Student expelled for plagiarism suing Concordia again

A former Concordia student who once filed a $15 million lawsuit against the university, is suing the school again.

Ashraf Azar, who was expelled from Concordia in December 2004, is asking the Quebec Superior Court to order Concordia to grant him a new disciplinary hearing on the plagiarism charges that got him kicked out.

Azar first tried to sue the university in 2007 when he asked the courts to review his expulsion and grant him over $15 million in damages.

Superior Court Justice Israel Mass dismissed his request for judicial review, ruling that Azar had waited too long to file suit, 15 months instead of the standard 30 days. Azar attempted to appeal the decision but was denied by both the Quebec Court of Appeal and the Supreme Court of Canada.

In a separate May 2009 ruling, Superior Court Judge A. Derek Guthrie dismissed Azar’s monetary claims because he failed to file documents with the court on time and was considered to have abandoned the case.

An attempt to appeal that decision also failed, with a three-judge panel ruling that Azar failed to show “any error that the presiding judge would have committed.”

In documents filed with the court this winter, Azar claims that the dismissal of his previous suits was illegal and “procedurally biased,” accusing several justices of making errors and “illogical” decisions.

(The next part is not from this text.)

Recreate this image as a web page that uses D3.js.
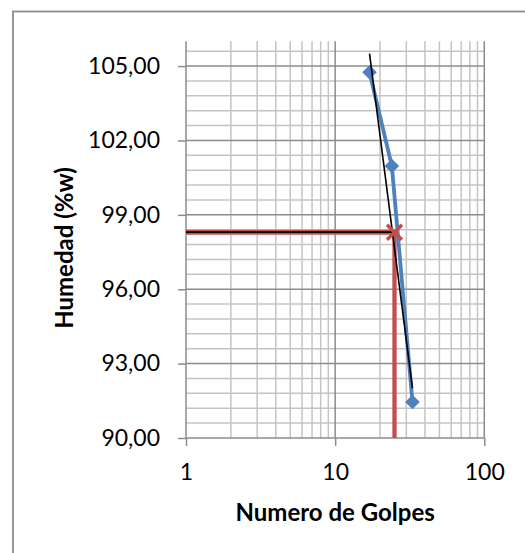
<!DOCTYPE html>
<html><head><meta charset="utf-8">
<script src="https://cdn.jsdelivr.net/npm/d3@7"></script>
<style>
html,body{margin:0;padding:0;background:#fff;}
svg{display:block;font-family:Lato,"Open Sans",sans-serif;}
</style></head>
<body>
<svg id="chart" width="525" height="553"></svg>
<script>
// Data
const golpes = [17, 24, 33];
const humedad = [104.75, 100.97, 91.45];
const trendX = [17, 33];
const trendY = [105.5, 92.0];
const limiteX = 25;
const limiteY = 98.3;
const xTicks = [1, 10, 100];
const yTicks = [90, 93, 96, 99, 102, 105];
const xTitle = "Numero de Golpes";
const yTitle = "Humedad (%w)";

(function () {
const svg = d3.select("#chart");
const pLeft = 186, pRight = 484.3, pTop = 41.3, pBottom = 438;

const x = d3.scaleLog().domain([1, 100]).range([pLeft, pRight]);
const y = d3.scaleLinear().domain([90, 106]).range([pBottom, pTop]);

// frame
svg.append("rect").attr("x", 13).attr("y", 11.5).attr("width", 530).attr("height", 560)
  .attr("fill", "#fff").attr("stroke", "#8c8c8c").attr("stroke-width", 1.8);

const g = svg.append("g");
const yMinor = d3.range(1, 27).map(i => 90 + i * 0.6).filter((v, i) => (i + 1) % 5 !== 0);
g.selectAll("line.yminor").data(yMinor).join("line")
  .attr("x1", pLeft).attr("x2", pRight)
  .attr("y1", d => y(d)).attr("y2", d => y(d))
  .attr("stroke", "#c4c4c4").attr("stroke-width", 1.5);
const xMinor = [];
[1, 10].forEach(dec => { for (let k = 2; k <= 9; k++) xMinor.push(dec * k); });
g.selectAll("line.xminor").data(xMinor).join("line")
  .attr("x1", d => x(d)).attr("x2", d => x(d))
  .attr("y1", pTop).attr("y2", pBottom)
  .attr("stroke", "#c4c4c4").attr("stroke-width", 1.5);
g.selectAll("line.ymajor").data(yTicks.filter(v => v !== 90)).join("line")
  .attr("x1", pLeft).attr("x2", pRight)
  .attr("y1", d => y(d)).attr("y2", d => y(d))
  .attr("stroke", "#8c8c8c").attr("stroke-width", 1.5);
g.selectAll("line.xmajor").data(xTicks.filter(v => v !== 1)).join("line")
  .attr("x1", d => x(d)).attr("x2", d => x(d))
  .attr("y1", pTop).attr("y2", pBottom)
  .attr("stroke", "#8c8c8c").attr("stroke-width", 1.5);

// axes
const yAxis = d3.axisLeft(y).tickValues(yTicks).tickSize(8).tickPadding(18)
  .tickFormat(d => d3.format(".2f")(d).replace(".", ","));
const ya = svg.append("g").attr("transform", `translate(${pLeft},0)`).call(yAxis);
const xAxis = d3.axisBottom(x).tickValues(xTicks).tickSize(8).tickPadding(18)
  .tickFormat(d3.format("d"));
const xa = svg.append("g").attr("transform", `translate(0,${pBottom})`).call(xAxis);
[ya, xa].forEach(a => {
  a.select(".domain").attr("stroke", "#8c8c8c").attr("stroke-width", 1.5);
  a.selectAll(".tick line").attr("stroke", "#8c8c8c").attr("stroke-width", 1.5);
  a.selectAll("text").attr("font-family", "Lato, sans-serif").attr("font-size", 23).attr("fill", "#000");
});
ya.select(".domain").attr("d", `M0,${pTop}V${pBottom}`);
xa.select(".domain").attr("d", `M${pLeft},0H${pRight}`);

// red reference lines
const line = d3.line().x(d => x(d[0])).y(d => y(d[1]));
svg.append("path").datum([[1, limiteY], [limiteX, limiteY]]).attr("d", line)
  .attr("fill", "none").attr("stroke", "#c0504d").attr("stroke-width", 5);
svg.append("path").datum([[1, limiteY], [limiteX, limiteY]]).attr("d", line)
  .attr("fill", "none").attr("stroke", "#000").attr("stroke-width", 1.8);
svg.append("path").datum([[limiteX, limiteY], [limiteX, 90]]).attr("d", line)
  .attr("fill", "none").attr("stroke", "#c0504d").attr("stroke-width", 4.3);

// data series
const pts = golpes.map((v, i) => [v, humedad[i]]);
svg.append("path").datum(pts).attr("d", line)
  .attr("fill", "none").attr("stroke", "#4f81bd").attr("stroke-width", 3.8).attr("stroke-linejoin", "round");
svg.selectAll("path.pt").data(pts).join("path")
  .attr("d", "M0,-7.3L7.3,0L0,7.3L-7.3,0Z")
  .attr("transform", d => `translate(${x(d[0])},${y(d[1])})`)
  .attr("fill", "#4f81bd");

// trend line
svg.append("path").datum(trendX.map((v, i) => [v, trendY[i]])).attr("d", line)
  .attr("fill", "none").attr("stroke", "#000").attr("stroke-width", 1.6);

// cross marker
const cx = x(limiteX), cy = y(limiteY), s = 7.5;
svg.append("path").attr("d", `M${cx-s},${cy-s}L${cx+s},${cy+s}M${cx-s},${cy+s}L${cx+s},${cy-s}`)
  .attr("stroke", "#c0504d").attr("stroke-width", 3.5).attr("fill", "none");

// titles
svg.append("text").attr("x", (pLeft + pRight) / 2).attr("y", 521)
  .attr("text-anchor", "middle").attr("font-weight", "bold").attr("font-size", 24)
  .attr("font-family", "Lato, sans-serif").text(xTitle);
svg.append("text").attr("transform", `translate(73,248) rotate(-90)`)
  .attr("text-anchor", "middle").attr("font-weight", "bold").attr("font-size", 24)
  .attr("font-family", "Lato, sans-serif").text(yTitle);
})();
</script>
</body></html>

He also called on the appeals court to reprimand Justice Mass for “transgression of his jurisdiction bounds with respect to his conduct and absurd decision render (sic) in Mr. Ashraf Azar’s case.” The court refused.

Throughout the proceedings Azar has represented himself without legal counsel. Azar has claimed that he is unable to afford a lawyer and that while he qualifies for legal aid, no legal aid lawyer was willing to take his case and that this had contributed to the delay in suing.

However, Justice Mass ruled that there was no evidence Azar had sought legal aid

“I would dare say that it would be very basic that if one is refused legal aid and one is going to use that as an argument one would ask legal aid for a formal refusal in writing which one could produce,” he said, according to a court transcript.

Azar, along with his sister Layla Azar, was accused of plagiarism in March 2004. In his statement of claim, Azar writes that he was suspended from the university at the time, “due to what can only be seen as discriminatory motivated “errors‘ [emphasis in the original] committed by his professors with respect to his grades” and was not registered in the class in question.

Azar claims that a university-appointed advocate “coerced” him into falsely admitting to the plagiarism charges in order to secure leniency for him and his sister.

He claims that the university’s hearing panel was biased against him and that the chair of the university’s Board of Governors improperly denied him permission to appeal his case to the Board.

Concordia has yet to file a response, the two sides will appear before a judge on Jan. 20.